In their letter, lawyers from the Center for Constitutional Rights suggested investigating for violations of international human rights treaties the United States has accepted, “for which there is no statute of limitations.” Another route around statutes of limitations, politically bold but legally possible, was the letter’s suggestion to investigate for a violation of the Racketeer Influenced and Corrupt Organizations Act, or RICO. This 1970 law was created by Congress to prosecute elusive organized crime bosses who often beat cases in state courts. It has been applied in many other kinds of cases since then.
The RICO statute allows prosecutors to charge a “pattern” of criminal activity stretching back decades. Two “predicate acts”—offenses drawn from a list of thirty-five federal and state crimes—are the starting point for proving a criminal “pattern,” but just one “act” must be within the past five years. For a conviction on a charge of conspiracy to violate the RICO law, it’s not necessary to establish that even one “predicate act” occurred within the past five years. The five-year statute of limitations begins to run “only when the purposes of the conspiracy have either been accomplished or abandoned.”
That’s the language the federal-appeals court in New York used when upholding the conviction of one of the mob bosses accused in the 1986 trial of the Mafia’s ruling “commission,” a case that illustrated how powerful the RICO law can be in going after bosses whose underlings do the dirty work. The RICO law allowed prosecutors to tell the jury about a pattern of criminal activity dating back to 1931.

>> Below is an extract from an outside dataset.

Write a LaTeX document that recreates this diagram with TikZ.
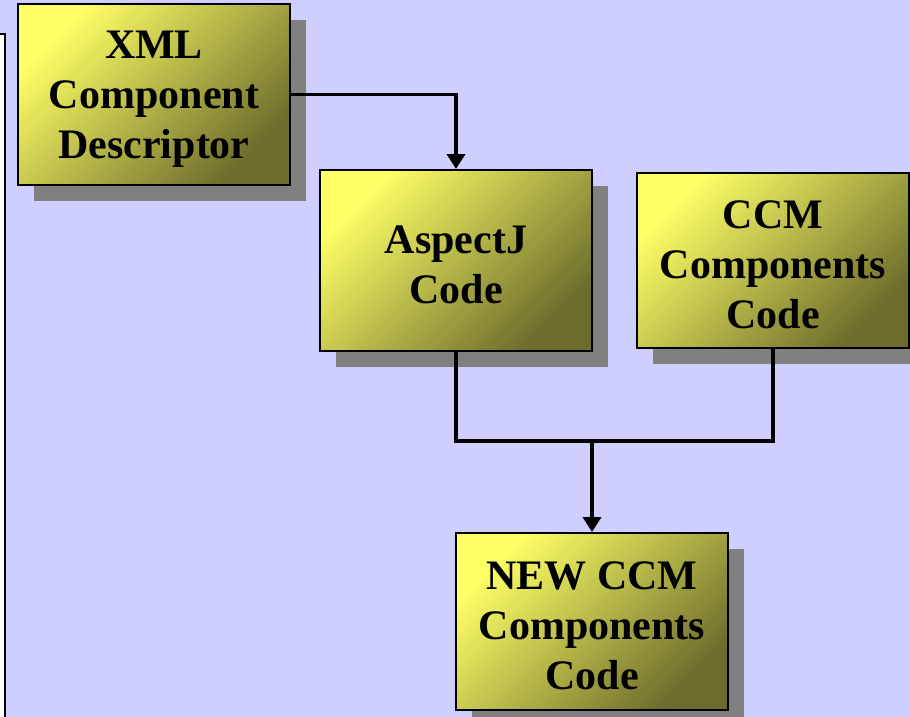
\documentclass[tikz,border=0pt]{standalone}
\usepackage{fontspec}
\setmainfont{Liberation Serif}
\usetikzlibrary{arrows.meta,shadows}

\definecolor{bglav}{RGB}{206,206,255}
\definecolor{boxlight}{RGB}{255,255,102}
\definecolor{boxdark}{RGB}{108,108,44}
\definecolor{shadowgrey}{RGB}{128,128,128}

% taller first line, so each text block sits slightly low in its box
\newcommand{\toprow}{\rule{0pt}{37pt}}

\tikzset{
  stagebox/.style={
    draw=black, line width=2pt,
    top color=boxlight, bottom color=boxdark,
    shading angle=45,
    minimum width=272pt, inner sep=0pt, align=center,
    font=\fontsize{42}{50}\selectfont\bfseries,
    general shadow={fill=shadowgrey, shadow xshift=16pt, shadow yshift=-16pt}
  },
  link/.style={draw=black, line width=3.8pt},
  flow/.style={link, -{Triangle[width=18pt,length=15pt]}}
}

\begin{document}
\begin{tikzpicture}[x=1pt,y=-1pt]
  \useasboundingbox (0,0) rectangle (910,717);
  \fill[bglav] (0,0) rectangle (910,717);

  % side panel frame at the left edge
  \filldraw[fill=white, draw=black, line width=2pt] (-20,34) rectangle (5,740);

  % stages
  \node[stagebox, minimum height=181pt] (xml) at (154,94.5) {\toprow XML\\Component\\Descriptor};
  \node[stagebox, minimum height=181pt] (asp) at (456,260.5) {\toprow AspectJ\\Code};
  \node[stagebox, minimum height=175pt] (ccm) at (773,260.5) {\toprow CCM\\Components\\Code};
  \node[stagebox, minimum height=177pt] (new) at (592,621.5) {\toprow NEW CCM\\Components\\Code};

  \coordinate (join) at (592,441);

  % connectors
  \draw[flow] (xml.east) -| (asp.north);
  \draw[link] (asp.south) |- (join);
  \draw[link] (ccm.south) |- (join);
  \draw[flow] (join) -- (new.north);
\end{tikzpicture}
\end{document}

To be clear, I am not advocating the use of the RICO statute on Catholic bishops—I have a lot of reservations about how the RICO law has been used. As a reporter in New York’s federal court for much of the 1980s, I covered many media-celebrated racketeering cases. The defendants in some cases were evil—serial killers, really—but even so, I suspected that the aggressive prosecutorial tactics that RICO unleashed on mobsters, drug kingpins, and terrorists would eventually be applied to everyone else.

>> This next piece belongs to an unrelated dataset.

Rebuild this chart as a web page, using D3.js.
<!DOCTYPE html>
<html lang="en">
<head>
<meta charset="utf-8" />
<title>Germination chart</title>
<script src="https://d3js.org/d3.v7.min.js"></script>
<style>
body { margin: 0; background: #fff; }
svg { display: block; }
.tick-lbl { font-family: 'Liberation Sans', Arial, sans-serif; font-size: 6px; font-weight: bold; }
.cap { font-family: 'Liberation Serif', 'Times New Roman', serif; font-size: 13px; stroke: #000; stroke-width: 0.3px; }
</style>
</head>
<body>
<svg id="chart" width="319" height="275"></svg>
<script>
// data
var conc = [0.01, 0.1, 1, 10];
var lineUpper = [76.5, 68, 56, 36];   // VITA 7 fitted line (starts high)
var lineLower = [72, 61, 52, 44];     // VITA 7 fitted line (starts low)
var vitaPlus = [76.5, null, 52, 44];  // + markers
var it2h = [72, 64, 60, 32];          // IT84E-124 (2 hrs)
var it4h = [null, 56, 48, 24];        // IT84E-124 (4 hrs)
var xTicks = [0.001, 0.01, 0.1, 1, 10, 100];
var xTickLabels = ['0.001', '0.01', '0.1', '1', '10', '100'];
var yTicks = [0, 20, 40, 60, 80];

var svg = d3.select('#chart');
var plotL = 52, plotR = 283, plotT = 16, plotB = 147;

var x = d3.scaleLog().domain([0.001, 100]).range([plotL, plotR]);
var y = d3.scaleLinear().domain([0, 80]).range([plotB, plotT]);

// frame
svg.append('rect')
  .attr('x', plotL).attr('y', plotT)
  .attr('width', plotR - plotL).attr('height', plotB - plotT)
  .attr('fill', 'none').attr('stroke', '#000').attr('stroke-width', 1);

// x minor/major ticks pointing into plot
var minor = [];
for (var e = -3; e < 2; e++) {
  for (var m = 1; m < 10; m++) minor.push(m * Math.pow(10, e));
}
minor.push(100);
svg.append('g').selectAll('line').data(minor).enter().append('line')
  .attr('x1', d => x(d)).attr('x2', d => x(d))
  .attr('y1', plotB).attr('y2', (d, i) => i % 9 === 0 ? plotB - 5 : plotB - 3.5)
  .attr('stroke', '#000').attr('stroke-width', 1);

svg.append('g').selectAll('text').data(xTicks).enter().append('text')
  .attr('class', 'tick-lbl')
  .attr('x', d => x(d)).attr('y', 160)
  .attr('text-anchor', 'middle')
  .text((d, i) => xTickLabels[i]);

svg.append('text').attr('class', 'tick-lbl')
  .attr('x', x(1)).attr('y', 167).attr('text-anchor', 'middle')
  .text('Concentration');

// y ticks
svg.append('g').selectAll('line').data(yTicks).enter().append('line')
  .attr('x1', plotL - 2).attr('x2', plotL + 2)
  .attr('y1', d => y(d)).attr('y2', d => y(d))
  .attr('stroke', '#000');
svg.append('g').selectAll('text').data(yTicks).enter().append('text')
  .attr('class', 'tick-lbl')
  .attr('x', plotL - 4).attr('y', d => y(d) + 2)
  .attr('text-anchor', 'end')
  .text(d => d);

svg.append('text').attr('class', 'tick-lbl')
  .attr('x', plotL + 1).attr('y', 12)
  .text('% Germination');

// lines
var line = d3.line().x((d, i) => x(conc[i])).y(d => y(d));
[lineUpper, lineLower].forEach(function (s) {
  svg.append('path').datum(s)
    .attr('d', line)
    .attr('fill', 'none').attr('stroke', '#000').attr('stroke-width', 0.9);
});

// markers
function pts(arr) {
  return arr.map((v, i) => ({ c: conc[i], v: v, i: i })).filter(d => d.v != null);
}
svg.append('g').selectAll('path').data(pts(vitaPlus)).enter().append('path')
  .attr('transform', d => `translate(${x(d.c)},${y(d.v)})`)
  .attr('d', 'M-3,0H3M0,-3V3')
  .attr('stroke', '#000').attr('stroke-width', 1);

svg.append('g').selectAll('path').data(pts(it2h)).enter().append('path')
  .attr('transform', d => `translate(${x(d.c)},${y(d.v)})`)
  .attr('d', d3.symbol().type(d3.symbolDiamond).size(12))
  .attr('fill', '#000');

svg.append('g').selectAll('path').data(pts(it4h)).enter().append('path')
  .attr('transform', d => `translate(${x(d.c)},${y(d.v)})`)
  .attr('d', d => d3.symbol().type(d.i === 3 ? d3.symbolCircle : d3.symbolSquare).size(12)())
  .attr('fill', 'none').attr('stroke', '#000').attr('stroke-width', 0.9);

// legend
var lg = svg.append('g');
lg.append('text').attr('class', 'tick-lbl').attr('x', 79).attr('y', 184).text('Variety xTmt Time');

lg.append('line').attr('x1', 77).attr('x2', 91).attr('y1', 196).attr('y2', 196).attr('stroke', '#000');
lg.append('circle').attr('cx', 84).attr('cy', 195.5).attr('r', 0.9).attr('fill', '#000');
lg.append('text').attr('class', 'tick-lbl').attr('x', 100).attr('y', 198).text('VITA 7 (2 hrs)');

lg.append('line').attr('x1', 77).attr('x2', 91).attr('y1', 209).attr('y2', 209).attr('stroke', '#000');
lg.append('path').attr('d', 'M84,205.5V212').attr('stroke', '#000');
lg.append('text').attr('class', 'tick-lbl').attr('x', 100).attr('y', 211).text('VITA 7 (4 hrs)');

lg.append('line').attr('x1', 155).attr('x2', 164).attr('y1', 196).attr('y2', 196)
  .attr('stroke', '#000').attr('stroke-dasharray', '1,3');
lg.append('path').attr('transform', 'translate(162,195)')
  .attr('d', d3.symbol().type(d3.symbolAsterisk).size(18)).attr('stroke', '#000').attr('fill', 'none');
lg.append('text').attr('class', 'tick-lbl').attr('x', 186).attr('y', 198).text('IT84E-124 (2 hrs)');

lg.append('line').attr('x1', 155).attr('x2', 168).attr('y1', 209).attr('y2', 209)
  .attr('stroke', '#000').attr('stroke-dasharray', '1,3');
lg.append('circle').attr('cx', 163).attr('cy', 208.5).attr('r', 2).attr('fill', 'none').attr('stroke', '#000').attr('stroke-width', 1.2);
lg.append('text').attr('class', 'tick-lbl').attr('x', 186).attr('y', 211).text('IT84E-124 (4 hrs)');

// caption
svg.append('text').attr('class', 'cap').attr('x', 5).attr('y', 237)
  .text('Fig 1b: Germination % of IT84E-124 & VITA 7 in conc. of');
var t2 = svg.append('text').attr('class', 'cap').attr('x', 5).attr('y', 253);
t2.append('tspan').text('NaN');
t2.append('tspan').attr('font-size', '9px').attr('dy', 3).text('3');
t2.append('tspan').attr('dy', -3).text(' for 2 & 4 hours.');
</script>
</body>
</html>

RICO allowed prosecutors to get around traditional legal safeguards such as double jeopardy and statutes of limitations. The “mega-trials” that resulted were so big and complex that they undermined the right to a fair trial, as some judges determined. For example, I recall the Illinois pizza man convicted in the “Pizza Connection” case, one of twenty-one defendants, after a year-long trial that included about twenty minutes of evidence relevant to him. He was not convicted so much as swept away; the appeals court later ruled (after his incarceration) that there had been no evidence to convict him.
The U.S. attorney in Manhattan, Rudolph Giuliani, was celebrated for his expansive use of the RICO law and rode the cases into a political career. He encountered pushback from the Wall Street Journal editorial board when he employed the same tactics on white-collar criminals, but overall, his attack on Wall Street was politically popular as well.

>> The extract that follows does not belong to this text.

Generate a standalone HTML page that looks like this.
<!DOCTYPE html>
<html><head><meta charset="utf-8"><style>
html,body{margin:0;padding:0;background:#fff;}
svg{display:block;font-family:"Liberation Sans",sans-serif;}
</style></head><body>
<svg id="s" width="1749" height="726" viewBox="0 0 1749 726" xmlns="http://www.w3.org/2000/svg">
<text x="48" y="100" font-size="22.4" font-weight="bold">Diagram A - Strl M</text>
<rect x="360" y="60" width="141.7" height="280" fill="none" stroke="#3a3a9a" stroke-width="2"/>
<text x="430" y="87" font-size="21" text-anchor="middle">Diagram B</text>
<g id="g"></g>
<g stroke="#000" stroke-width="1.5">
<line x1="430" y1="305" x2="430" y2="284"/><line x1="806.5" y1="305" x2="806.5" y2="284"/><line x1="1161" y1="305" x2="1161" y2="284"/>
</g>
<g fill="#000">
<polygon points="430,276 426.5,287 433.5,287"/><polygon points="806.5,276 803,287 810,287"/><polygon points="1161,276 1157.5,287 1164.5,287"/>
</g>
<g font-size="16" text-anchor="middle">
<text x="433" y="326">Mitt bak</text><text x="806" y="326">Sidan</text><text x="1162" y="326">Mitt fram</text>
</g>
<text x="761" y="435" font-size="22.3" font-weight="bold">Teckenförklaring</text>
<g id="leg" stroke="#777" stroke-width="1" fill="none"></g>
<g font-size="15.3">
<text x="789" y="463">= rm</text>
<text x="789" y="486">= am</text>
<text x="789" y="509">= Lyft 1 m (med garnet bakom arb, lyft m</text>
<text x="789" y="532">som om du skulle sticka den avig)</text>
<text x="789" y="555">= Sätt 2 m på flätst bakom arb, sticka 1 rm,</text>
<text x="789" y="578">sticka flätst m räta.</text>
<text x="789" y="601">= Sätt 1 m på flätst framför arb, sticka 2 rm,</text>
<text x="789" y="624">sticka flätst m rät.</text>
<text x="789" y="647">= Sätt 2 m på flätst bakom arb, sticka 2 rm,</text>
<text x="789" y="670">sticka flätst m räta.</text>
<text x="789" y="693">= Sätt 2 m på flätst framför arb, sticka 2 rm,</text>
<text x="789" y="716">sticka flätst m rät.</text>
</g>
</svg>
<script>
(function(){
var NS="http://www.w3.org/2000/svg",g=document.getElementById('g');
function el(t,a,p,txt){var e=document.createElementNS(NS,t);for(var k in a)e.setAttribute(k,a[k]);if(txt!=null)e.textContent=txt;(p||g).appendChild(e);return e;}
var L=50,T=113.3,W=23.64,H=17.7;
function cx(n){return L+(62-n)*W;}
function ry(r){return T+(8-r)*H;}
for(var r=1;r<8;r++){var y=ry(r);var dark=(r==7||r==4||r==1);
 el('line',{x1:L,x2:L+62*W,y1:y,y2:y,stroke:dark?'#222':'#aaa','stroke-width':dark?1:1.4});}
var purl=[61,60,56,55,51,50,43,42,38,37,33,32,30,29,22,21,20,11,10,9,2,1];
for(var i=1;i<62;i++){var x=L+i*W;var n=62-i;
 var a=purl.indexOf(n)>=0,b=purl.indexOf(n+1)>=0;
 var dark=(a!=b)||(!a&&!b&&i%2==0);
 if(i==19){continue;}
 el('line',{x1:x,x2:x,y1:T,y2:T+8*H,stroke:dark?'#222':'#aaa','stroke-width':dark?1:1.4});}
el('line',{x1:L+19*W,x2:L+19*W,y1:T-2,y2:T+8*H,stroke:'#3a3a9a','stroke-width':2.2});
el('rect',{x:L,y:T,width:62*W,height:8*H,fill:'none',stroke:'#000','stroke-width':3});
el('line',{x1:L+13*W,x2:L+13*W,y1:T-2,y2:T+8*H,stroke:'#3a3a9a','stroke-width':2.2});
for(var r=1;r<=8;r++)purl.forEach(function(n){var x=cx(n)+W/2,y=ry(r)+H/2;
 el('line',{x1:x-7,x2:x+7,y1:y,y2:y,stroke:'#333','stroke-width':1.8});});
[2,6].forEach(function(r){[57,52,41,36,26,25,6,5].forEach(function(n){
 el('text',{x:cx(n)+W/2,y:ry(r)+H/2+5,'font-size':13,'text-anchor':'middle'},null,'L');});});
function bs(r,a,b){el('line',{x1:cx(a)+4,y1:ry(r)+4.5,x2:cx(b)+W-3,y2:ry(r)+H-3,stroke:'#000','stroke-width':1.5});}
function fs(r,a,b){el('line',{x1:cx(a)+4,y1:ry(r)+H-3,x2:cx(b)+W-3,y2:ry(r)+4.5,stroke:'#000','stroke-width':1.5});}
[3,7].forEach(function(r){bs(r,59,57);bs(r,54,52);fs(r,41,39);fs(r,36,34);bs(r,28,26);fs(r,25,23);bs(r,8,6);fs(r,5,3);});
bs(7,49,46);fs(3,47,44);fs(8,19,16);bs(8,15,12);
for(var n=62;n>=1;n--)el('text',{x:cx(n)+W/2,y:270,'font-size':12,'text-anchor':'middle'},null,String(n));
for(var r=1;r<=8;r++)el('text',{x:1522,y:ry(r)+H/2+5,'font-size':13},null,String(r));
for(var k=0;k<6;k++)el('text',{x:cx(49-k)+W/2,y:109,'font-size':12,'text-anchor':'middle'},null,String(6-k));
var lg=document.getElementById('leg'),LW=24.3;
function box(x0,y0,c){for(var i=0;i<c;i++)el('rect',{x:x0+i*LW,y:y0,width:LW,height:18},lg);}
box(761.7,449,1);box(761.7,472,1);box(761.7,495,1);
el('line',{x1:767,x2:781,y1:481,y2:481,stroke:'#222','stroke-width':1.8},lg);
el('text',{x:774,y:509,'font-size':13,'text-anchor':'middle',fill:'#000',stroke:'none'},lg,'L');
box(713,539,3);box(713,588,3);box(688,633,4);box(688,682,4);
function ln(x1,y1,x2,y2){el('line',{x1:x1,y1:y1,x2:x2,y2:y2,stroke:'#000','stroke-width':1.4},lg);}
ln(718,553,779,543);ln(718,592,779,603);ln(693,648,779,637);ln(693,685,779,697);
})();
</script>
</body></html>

It’s one thing to label crooked politicians or Wall Street wheeler-dealers as racketeers, but it is shocking to think that the criminal RICO law could be used against “white collar” Catholic hierarchs. And yet the initiation of a federal criminal probe, accompanied by the public disgust that the detailed Pennsylvania grand jury report has prompted, raises the possibility. The U.S. Catholic bishops left it to the legal system to decide their accountability, and this is where that decision has led.
According to the Associated Press, the U.S. attorney in Philadelphia, William McSwain, wants to put some church leaders before a federal grand jury. The AP said the grand jury subpoenaed records for cases in which anyone “took children across state lines for illicit purposes; sent sexual images or messages via phone or computer; instructed anyone not to contact police; reassigned suspected predators; or used money or other assets as part of the scandal.” The grand jury also subpoenaed diocesan financial and organizational records, including for clergy assignments.
It’s not the first time the Justice Department has looked into the coverup of clergy sexual abuse in the Catholic Church. In 2009, the U.S. attorney in Los Angeles launched a probe of the archdiocese there, looking to see if there were violations of the federal “honest services” fraud law. This appeared to aim at the top officials of the Archdiocese of Los Angeles, especially Cardinal Roger Mahony. But even at the time, this was criticized as an overreach. The probe ended without charges; the Supreme Court has since limited that statute’s use.
One doesn’t need to be a fan of the Showtime series Billions, in which the actor Paul Giamatti plays politically ambitious U.S. attorney Chuck Rhoades, to know that federal prosecutors are sensitive to the public mood when deciding which investigations to pursue. Fifteen years after SNAP’s initial request was ignored, the landscape has changed considerably. Some of those calling most insistently for accountability had in the past defended the hierarchy against charges of a coverup. Take, for example, “12 Things Every Catholic Should Know About the U.S. Scandals,” a National Catholic Register editorial published in 2010 after a new round of questions over Pope Benedict XVI’s handling of abuse allegations. The article defended church authorities, saying they had acted “for what seemed good reasons at the time: protection of the victims and their families, opportunity for rehabilitation of the offender, the avoidance of scandal to others. It is unfair to judge events 30 years ago by today’s standards.”
There are few such defenders now; the same paper calls out, “We Need to Know: Silence Is Not an Option in the Abuse Crisis.” We are in a new sort of Catholic moment, and federal prosecutors are responding to it.